Australian mining company Jervois Global is implementing cost-cutting measures and reducing jobs due to a significant slump in cobalt prices, which it attributes to oversupply from China.
In a filing with the stock exchange, the cobalt and nickel producer announced the elimination or conversion to part-time status of 30% of its senior corporate management positions. Additionally, fees for non-executive directors have been reduced by the same percentage.
Jervois also disclosed that approximately 5% of its workforce at its project in Finland have been laid off.
In a press release on the company’s website, Jervois said that bonuses will not be paid to its CEO, and corporate salaries will be frozen throughout 2024. In the same press release, the company pinned the blame for its falling profits on “adverse cobalt market conditions caused by Chinese overproduction and its impact on pricing”.
China processed around 80% of the global cobalt supply last year, and the Democratic Republic of Congo (DRC) and Indonesia have also been producing more of the metal, which is a vital part of many modern battery systems.
As a result of the news, Jervois saw its stock price plummet.

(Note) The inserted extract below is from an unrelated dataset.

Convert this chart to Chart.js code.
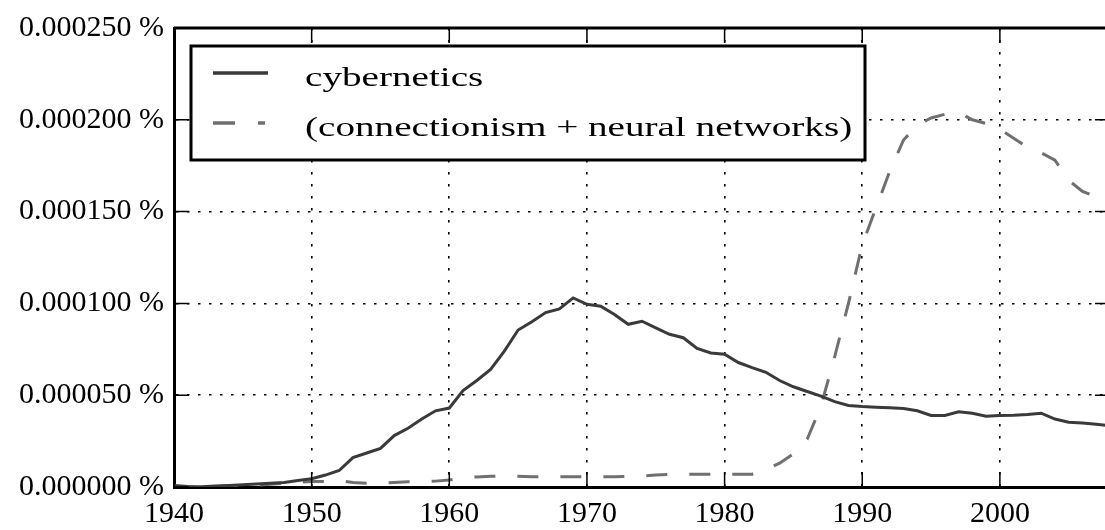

Prices hit a low of A$0.03 on the Sydney Stock Exchange as of 11:35 local time. This is a significant dip from Jervois’ peak stock price of April 2022, which hit a high of A$0.96.
A recent GlobalData report predicted that global cobalt production levels are expected to rise for the fourth year in a row. Production is expected to hit 231.5 kilotonnes in 2024, an increase of 6.5% from 2022 levels. According to the report, “increased supply from the DRC and Indonesia will primarily support the growth in 2024”, with the restart of the DRC’s Kinsanfu mine in mid-2023 being a major contributor to the country’s output rise.